Last month, Broadcom said that it would support expanding the board to keep three current directors if all its nominees were appointed in a shareholder vote, which would be something of a referendum on what would be the largest semiconductor deal ever. Qualcomm has argued that its existing management would pay off in the long run.

Broadcom’s board members would be able to accept the $70 per share bid for Qualcomm, which urged keeping all its existing directors, including executive chairman Paul Jacobs, the son of Qualcomm’s co-founder Irwin Jacobs. The nominations were detailed in a preliminary proxy statement, which also shed light on Broadcom’s approach to the deal.

Last April, Steve Mollenkopf, Qualcomm’s chief executive, had a meeting with Kenneth Hao, managing director of Silver Lake, to shoot the breeze about the state of the chip industry, according to the regulatory filing. In recent years, chip companies have bought each other to soften the blow of rising development costs. Broadcom has embodied that strategy.

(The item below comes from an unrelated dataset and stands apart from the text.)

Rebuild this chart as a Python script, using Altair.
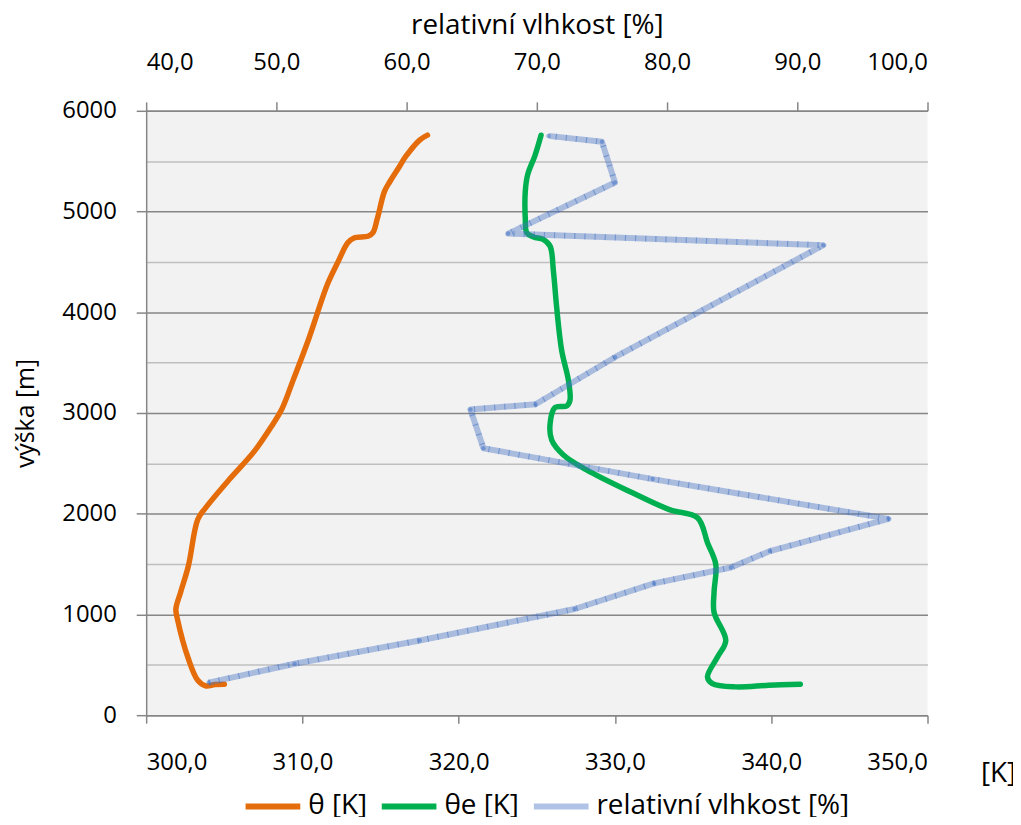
import altair as alt
import pandas as pd

# ---- data ----
series = ["θ [K]", "θe [K]", "relativní vlhkost [%]"]

theta_h = [307, 304, 291, 346, 560, 955, 1054, 1219, 1481, 1942, 2058, 2337, 2616, 2863,
           3045, 3324, 3735, 4278, 4508, 4689, 4738, 4755, 4787, 4935, 5200, 5298, 5445,
           5544, 5709, 5758]
theta_K = [305.0, 304.4, 303.8, 303.3, 302.7, 302.0, 301.9, 302.2, 302.7, 303.3, 303.8,
           305.3, 306.9, 308.0, 308.7, 309.4, 310.4, 311.6, 312.3, 312.9, 313.3, 314.2,
           314.5, 314.8, 315.25, 315.6, 316.2, 316.6, 317.5, 318.0]

thetae_h = [307, 297, 281, 314, 380, 577, 741, 1021, 1219, 1498, 1712, 1959, 2041, 2221,
            2436, 2584, 2732, 2897, 3055, 3070, 3126, 3324, 3620, 4047, 4409, 4656, 4722,
            4748, 4787, 4935, 5199, 5364, 5561, 5758]
thetae_K = [341.86, 339.84, 337.72, 336.23, 335.92, 336.56, 337.09, 336.34, 336.34, 336.45,
            335.92, 335.29, 333.48, 330.94, 328.18, 326.70, 325.95, 325.85, 326.17, 326.91,
            327.12, 327.02, 326.59, 326.27, 326.06, 325.85, 325.43, 324.79, 324.36, 324.26,
            324.26, 324.41, 324.89, 325.27]

rh_h = [324, 511, 741, 1054, 1308, 1466, 1629, 1949, 2344, 2650, 3035, 3087, 3554, 4666,
        4781, 5288, 5692, 5751]
rh_pct = [44.8, 51.4, 61.0, 72.9, 79.0, 84.9, 87.9, 97.0, 78.9, 65.9, 64.9, 69.9, 76.0,
          92.0, 67.8, 76.0, 75.0, 70.9]

x_ticks_K = [300, 310, 320, 330, 340, 350]
x_ticks_rh = [40, 50, 60, 70, 80, 90, 100]
y_ticks = list(range(0, 6001, 500))

colors = ["#E46C0A", "#00B050", "#4472C4"]

FONT = "Open Sans"
BLACK = "#000000"
AXIS_GRAY = "#868686"
RH_OPACITY = 0.42
TICK_FS = 24
TITLE_FS = 28

dfK = pd.concat([
    pd.DataFrame({"K": theta_K, "h": theta_h, "series": series[0], "idx": range(len(theta_K))}),
    pd.DataFrame({"K": thetae_K, "h": thetae_h, "series": series[1], "idx": range(len(thetae_K))}),
])
dfRH = pd.DataFrame({"rh": rh_pct, "h": rh_h, "series": series[2], "idx": range(len(rh_pct))})

legend_opacity_expr = "datum.value == '" + series[2] + "' ? " + str(RH_OPACITY) + " : 1"

legend = alt.Legend(
    title=None, orient="none", legendX=97, legendY=669, direction="horizontal", columns=3,
    symbolType="stroke", symbolSize=3025, symbolStrokeWidth=6,
    labelFont=FONT, labelFontSize=TITLE_FS, labelColor=BLACK, labelOffset=5, labelLimit=500,
    columnPadding=2,
    symbolOpacity=alt.ExprRef(expr=legend_opacity_expr),
)
color_enc = alt.Color("series:N", scale=alt.Scale(domain=series, range=colors), legend=legend)

y_enc = alt.Y(
    "h:Q",
    scale=alt.Scale(domain=[0, 6000], nice=False, zero=False),
    axis=alt.Axis(
        values=y_ticks,
        labelExpr="datum.value % 1000 == 0 ? format(datum.value, 'd') : ''",
        title="výška [m]", titleFont=FONT, titleFontSize=25, titleFontWeight="normal",
        titleColor=BLACK, titleX=-121, titleY=304, titleAlign="center", titleBaseline="middle",
        titleAngle=-90,
        labelFont=FONT, labelFontSize=TICK_FS, labelColor=BLACK, labelPadding=20,
        tickSize=10, tickWidth=1.5,
        tickColor={"condition": {"test": "datum.value % 1000 == 0", "value": AXIS_GRAY},
                   "value": "transparent"},
        grid=True, gridWidth=1.5,
        gridColor={"condition": {"test": "datum.value % 1000 == 0", "value": AXIS_GRAY},
                   "value": "#BFBFBF"},
        domainColor=AXIS_GRAY, domainWidth=1.5,
    ),
)

x_K = alt.X(
    "K:Q",
    scale=alt.Scale(domain=[300, 350], nice=False, zero=False),
    axis=alt.Axis(
        orient="bottom", values=x_ticks_K,
        labelExpr="replace(format(datum.value, '.1f'), '.', ',')",
        labelFont=FONT, labelFontSize=TICK_FS, labelColor=BLACK,
        labelBaseline="alphabetic", labelPadding=47,
        tickSize=8, tickWidth=1.5, tickColor=AXIS_GRAY,
        domainColor=AXIS_GRAY, domainWidth=1.5, grid=False,
        title="[K]", titleFont=FONT, titleFontSize=TITLE_FS, titleFontWeight="normal",
        titleColor=BLACK, titleX=857, titleY=59, titleAlign="center",
        titleBaseline="middle",
    ),
)

x_rh = alt.X(
    "rh:Q",
    scale=alt.Scale(domain=[40, 100], nice=False, zero=False),
    axis=alt.Axis(
        orient="top", values=x_ticks_rh,
        labelExpr="replace(format(datum.value, '.1f'), '.', ',')",
        labelFont=FONT, labelFontSize=TICK_FS, labelColor=BLACK,
        labelBaseline="alphabetic", labelPadding=33,
        tickSize=9, tickWidth=1.5, tickColor=AXIS_GRAY,
        domainColor=AXIS_GRAY, domainWidth=1.5, grid=False,
        title="relativní vlhkost [%]", titleFont=FONT, titleFontSize=TITLE_FS,
        titleFontWeight="normal", titleColor=BLACK, titleX=393, titleY=-86,
        titleAlign="center", titleBaseline="middle",
    ),
)

base_K = alt.Chart(dfK).mark_line(
    strokeWidth=5.5, strokeCap="round", strokeJoin="round", interpolate="catmull-rom"
).encode(
    x=x_K, y=y_enc, color=color_enc, order=alt.Order("idx:Q"),
)

rh_line = alt.Chart(dfRH).mark_line(
    strokeWidth=6, strokeJoin="round", strokeOpacity=RH_OPACITY
).encode(x=x_rh, y=y_enc, color=color_enc, order=alt.Order("idx:Q"))

rh_hatch = alt.Chart(dfRH).mark_line(
    strokeWidth=6, strokeDash=[1.2, 9], strokeCap="butt", color="#4472C4", strokeOpacity=0.5
).encode(x=x_rh, y=y_enc, order=alt.Order("idx:Q"))

rh_pts = alt.Chart(dfRH).mark_point(filled=True, size=20, color="#4472C4", opacity=0.55).encode(
    x=x_rh, y=y_enc,
)

rh_layer = alt.layer(rh_line, rh_hatch, rh_pts)

chart = alt.layer(base_K, rh_layer).resolve_scale(x="independent").resolve_axis(
    x="independent"
).properties(
    width=786, height=608,
    autosize=alt.AutoSizeParams(type="none"),
    padding={"left": 139, "top": 101, "right": 86, "bottom": 100},
    background="white",
).configure_view(fill="#F2F2F2", stroke=None)

chart.save("out.html", embed_options={"renderer": "svg", "actions": False})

In July, Mollenkopf agreed to attend a meeting at the offices of Silver Lake in Menlo Park, California, with Hock Tan, Broadcom’s chief executive officer and the financial mind behind its billions of dollars of semiconductor deals over the last decade. Along with Hao, he used the meeting to present “a proposal for a potential business combination.”

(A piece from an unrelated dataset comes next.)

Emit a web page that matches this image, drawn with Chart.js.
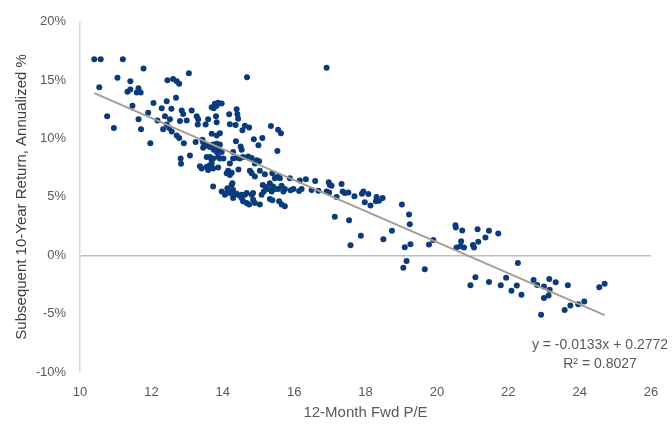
<!DOCTYPE html>
<html>
<head>
<meta charset="utf-8">
<script src="https://cdn.jsdelivr.net/npm/chart.js@4"></script>
<style>
  html, body { margin: 0; padding: 0; background: #fff; }
  #wrap { width: 672px; height: 426px; }
</style>
</head>
<body>
<div id="wrap"><canvas id="pe-chart" width="672" height="426"></canvas></div>
<script>
// 12-month forward P/E (x) and subsequent 10-year annualized return in % (y)
const fwdPE = [
  10.40, 10.58, 11.20, 11.78, 10.54, 11.05, 11.41, 11.41, 11.33, 11.64, 11.59, 11.70, 12.45, 12.61, 12.71, 12.78, 13.05, 12.69, 11.47, 10.76,
  10.95, 11.64, 11.71, 11.97, 11.91, 12.06, 12.29, 12.43, 12.56, 12.38, 12.52, 12.43, 12.17, 12.33, 12.50, 12.57, 12.71, 12.78, 12.85, 12.89,
  12.80, 12.99, 13.13, 13.27, 13.31, 13.30, 12.91, 12.82, 12.83, 13.08, 13.24, 13.43, 13.52, 13.59, 13.69, 13.81, 13.83, 13.83,
  13.78, 13.87, 13.97, 13.69, 13.75, 13.83,
  16.91, 14.68, 14.39, 14.18, 14.41, 14.43, 14.20, 14.36, 14.62, 14.74, 14.55, 15.35, 15.55, 15.63, 14.37, 14.87, 15.11, 15.00, 14.50, 14.53,
  15.53, 14.29, 14.39, 14.48, 14.57, 14.71, 14.81, 14.95, 15.02, 14.90, 14.20, 14.15, 14.25, 14.11, 14.20, 14.44, 14.76, 14.81, 14.90, 15.04,
  15.18, 15.39, 15.55, 15.60, 15.46, 15.88, 16.16, 16.33, 16.59, 16.97, 17.00, 17.05, 16.91, 16.98, 17.19, 16.68, 16.49, 16.21, 16.14, 15.98,
  15.90, 15.74, 15.65, 15.70, 15.55, 15.32, 15.41, 15.37, 15.27, 15.46, 15.21, 15.12, 15.15, 15.09, 15.32, 15.39, 15.58, 15.65, 15.74, 15.04,
  14.90, 14.85, 14.81, 14.85, 14.62, 14.67, 14.74, 14.57, 14.29, 14.25, 14.34, 14.20, 14.13, 14.27, 14.48, 14.53, 14.11, 13.97, 13.73,
  13.92, 13.45, 13.55, 13.45, 13.64, 13.73, 13.83, 13.92, 13.87, 13.97, 13.83, 13.75, 13.55, 13.64, 13.69, 13.73, 13.87, 13.92, 13.36, 13.41,
  13.55, 13.64, 13.69, 13.59, 13.73, 13.87, 14.02, 14.29, 14.06, 14.39, 14.53, 14.67, 14.29, 14.25,
  17.33, 17.36, 17.42, 17.52, 17.69, 17.90, 17.94, 18.08, 17.98, 18.14, 18.31, 18.38, 18.48, 18.29, 17.14, 17.54, 17.87, 17.58, 18.50, 18.74,
  19.02, 19.22, 19.24, 19.26, 19.10, 19.15, 19.06, 19.66, 19.78, 19.90, 20.52, 20.53, 20.71, 20.68, 20.55, 20.66, 20.76, 21.01, 21.04, 21.16,
  21.14, 21.08,
  21.46, 21.72, 21.36, 22.27, 20.94, 21.46, 21.79, 21.94, 22.09, 22.24, 22.37, 22.71, 22.81, 23.00, 23.15, 23.33, 23.16, 23.13, 23.00, 23.67,
  22.92, 23.58, 23.74, 23.96, 24.13, 24.55, 24.70
];
const tenYrReturn = [
  16.8, 16.8, 16.8, 16.0, 14.4, 15.2, 14.9, 14.2, 14.0, 14.3, 13.95, 13.95, 15.0, 15.1, 14.9, 14.7, 15.6, 13.5, 12.8, 11.9,
  10.9, 11.65, 10.8, 9.6, 12.2, 13.05, 12.6, 13.2, 12.55, 11.9, 11.65, 11.2, 11.55, 10.8, 10.9, 10.6, 10.25, 10.05, 12.4, 12.1,
  11.5, 11.55, 12.4, 11.9, 11.65, 11.2, 9.6, 8.3, 7.85, 8.55, 9.7, 9.9, 11.2, 11.65, 10.4, 11.9, 11.4, 10.25,
  12.98, 13.06, 13.0, 12.69, 12.6, 12.8,
  16.06, 15.25, 12.5, 12.07, 12.07, 11.7, 11.23, 11.15, 11.1, 10.95, 10.7, 11.07, 10.75, 10.45, 9.77, 9.94, 10.05, 9.43, 9.32, 9.04,
  8.93, 8.84, 8.36, 8.28, 8.42, 8.47, 8.34, 8.14, 8.05, 7.86, 7.86, 7.24, 7.07, 7.02, 6.87, 7.35, 7.24, 7.02, 6.74, 7.24,
  6.93, 7.02, 6.74, 6.6, 6.6, 6.6, 6.4, 6.51, 6.37, 6.26, 6.03, 5.95, 5.47, 5.38, 4.99, 5.52, 5.6, 5.67, 5.5, 5.67,
  5.56, 5.67, 5.95, 5.47, 5.67, 6.17, 5.89, 5.47, 5.67, 5.67, 5.84, 6.03, 5.47, 5.19, 4.82, 4.71, 4.63, 4.34, 4.2, 4.34,
  4.48, 4.76, 5.19, 5.33, 5.19, 4.48, 4.34, 4.63, 5.6, 5.27, 5.19, 5.47, 5.75, 6.17, 5.1, 4.91, 5.33, 5.47, 5.89,
  10.45, 9.69, 9.4, 9.2, 9.27, 9.49, 9.55, 9.49, 9.12, 8.84, 8.84, 9.04, 8.42, 8.42, 8.14, 8.28, 8.42, 8.28, 7.63, 7.44,
  7.58, 7.72, 7.86, 7.3, 7.44, 7.52, 8.28, 8.28, 5.19, 5.27, 5.19, 5.33, 4.91, 6.03,
  6.11, 5.47, 5.33, 5.38, 5.05, 5.27, 5.47, 5.24, 4.54, 4.26, 4.99, 4.68, 4.91, 4.63, 3.3, 2.99, 1.68, 0.86, 1.37, 2.1,
  4.34, 3.5, 2.66, 0.94, 0.69, -0.5, -1.08, -1.2, 0.92, 1.3, 2.57, 2.38, 2.12, 1.21, 0.66, 0.78, 0.66, 0.89, 0.66, 1.16,
  2.22, -1.89,
  2.1, 1.87, 1.52, -0.66, -2.57, -2.29, -2.57, -1.92, -3.05, -2.6, -3.38, -2.12, -2.54, -2.68, -2.03, -2.32, -2.96, -3.44, -3.67, -2.57,
  -5.1, -4.68, -4.31, -4.2, -3.95, -2.74, -2.45
];

// linear trend from the chart's equation (y as a fraction, converted to %)
const trendSlope = -0.0133;
const trendIntercept = 0.2772;
const trendRSquared = 0.8027;
const trendRange = [10.4, 24.7];

const yTicks = [-10, -5, 0, 5, 10, 15, 20];
const xTicks = [10, 12, 14, 16, 18, 20, 22, 24, 26];

const points = fwdPE.map((pe, i) => ({ x: pe, y: tenYrReturn[i] }));
const trend = trendRange.map(x => ({ x: x, y: (trendSlope * x + trendIntercept) * 100 }));

const FONT = '"Liberation Sans", Arial, sans-serif';
const TEXT = '#595959';

// equation + R² label, like Excel's trendline label
const trendLabel = {
  id: 'trendLabel',
  afterDraw(chart) {
    const c = chart.ctx;
    c.save();
    c.fillStyle = TEXT;
    c.font = '14px ' + FONT;
    c.textAlign = 'center';
    c.textBaseline = 'middle';
    c.fillText('y = ' + trendSlope.toFixed(4) + 'x + ' + trendIntercept.toFixed(4), 600, 345);
    c.fillText('R² = ' + trendRSquared.toFixed(4), 600, 364);
    c.restore();
  }
};

new Chart(document.getElementById('pe-chart'), {
  type: 'scatter',
  data: {
    datasets: [{
      label: 'Trend',
      data: trend,
      showLine: true,
      borderColor: '#a39d92',
      borderWidth: 2,
      pointRadius: 0,
      order: 0
    }, {
      label: 'Observations',
      data: points,
      backgroundColor: '#0c3b7c',
      borderWidth: 0,
      pointRadius: 3,
      order: 1
    }]
  },
  options: {
    responsive: false,
    animation: false,
    layout: { padding: { left: 0, right: 21, top: 16, bottom: 0 } },
    plugins: {
      legend: { display: false },
      tooltip: { enabled: false }
    },
    scales: {
      x: {
        type: 'linear',
        min: 10,
        max: 26,
        afterBuildTicks: (axis) => { axis.ticks = xTicks.map(v => ({ value: v })); },
        afterFit: (axis) => { axis.height = 54; },
        grid: { display: false, drawTicks: false },
        border: { display: false },
        ticks: { color: TEXT, font: { family: FONT, size: 13 }, padding: 13 },
        title: {
          display: true,
          text: '12-Month Fwd P/E',
          color: TEXT,
          font: { family: FONT, size: 15 },
          padding: { top: 0, bottom: 4 }
        }
      },
      y: {
        min: -10,
        max: 20,
        afterBuildTicks: (axis) => { axis.ticks = yTicks.map(v => ({ value: v })); },
        afterFit: (axis) => { axis.width = 80; },
        grid: {
          drawTicks: false,
          color: (ctx) => (ctx.tick && ctx.tick.value === 0 ? '#bfbfbf' : 'rgba(0,0,0,0)'),
          lineWidth: 1.5
        },
        border: { display: true, color: '#d9d9d9', width: 1.5 },
        ticks: {
          color: TEXT,
          font: { family: FONT, size: 13 },
          padding: 14,
          callback: (v) => v + '%'
        },
        title: {
          display: true,
          text: 'Subsequent 10-Year Return, Annualized %',
          color: '#404040',
          font: { family: FONT, size: 15 },
          padding: { top: 13, bottom: 13 }
        }
      }
    }
  },
  plugins: [trendLabel]
});
</script>
</body>
</html>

“While there were no pricing or material terms of an offer indicated, Mr. Tan's presentation indicated that the more attractive transaction was to have Qualcomm acquire Broadcom,” the filing said. This was in August, almost three months before Qualcomm divulged that it agreed to acquire NXP Semiconductors in a $47 billion deal, which is still treading on thin ice.

Broadcom would not resume its hunt until the next year, when Qualcomm came under assault for how it licenses standard patents that define 3G and 4G wireless communications. On January 17, the United States Federal Trade Commission lodged a complaint, saying that the company’s patent practices unfairly squeezed out rivals in wireless chips. Three days later, Apple alleged in a lawsuit that Qualcomm overcharged for the wireless patents used in its smartphones, which has turned into a tangled web of legal squabbles.

The blowback caused Qualcomm’s stock price plummet. Several days later, Tan called Mollenkopf “indicating in a non-specific way that Broadcom was available to talk about transactions,” according to the filing. But Broadcom’s boss “did not present an offer in this brief conversation and no terms of any potential transaction, including price, were discussed.”

Nothing else was said for eleven months, the filing said. Broadcom offered $105 billion for Qualcomm, which fired back on November 13 that the offer was far too low. Qualcomm said that the companies would have to run a regulatory steeplechase, which could drag out the antitrust approval process for over a year. It said Broadcom had done little to ease its concerns.

The same night, Tan called Mollenkopf and left a voicemail, in which he said that he was willing to work with Qualcomm on the offer from Broadcom, which this month filed a premerger notification with the antitrust division of U.S. Department of Justice. He followed up by sending a text message to Mollenkopf. He sent the same message, the filing said.

“Mollenkopf responded via text message that the company’s press release spoke for itself,” according to the regulatory filing.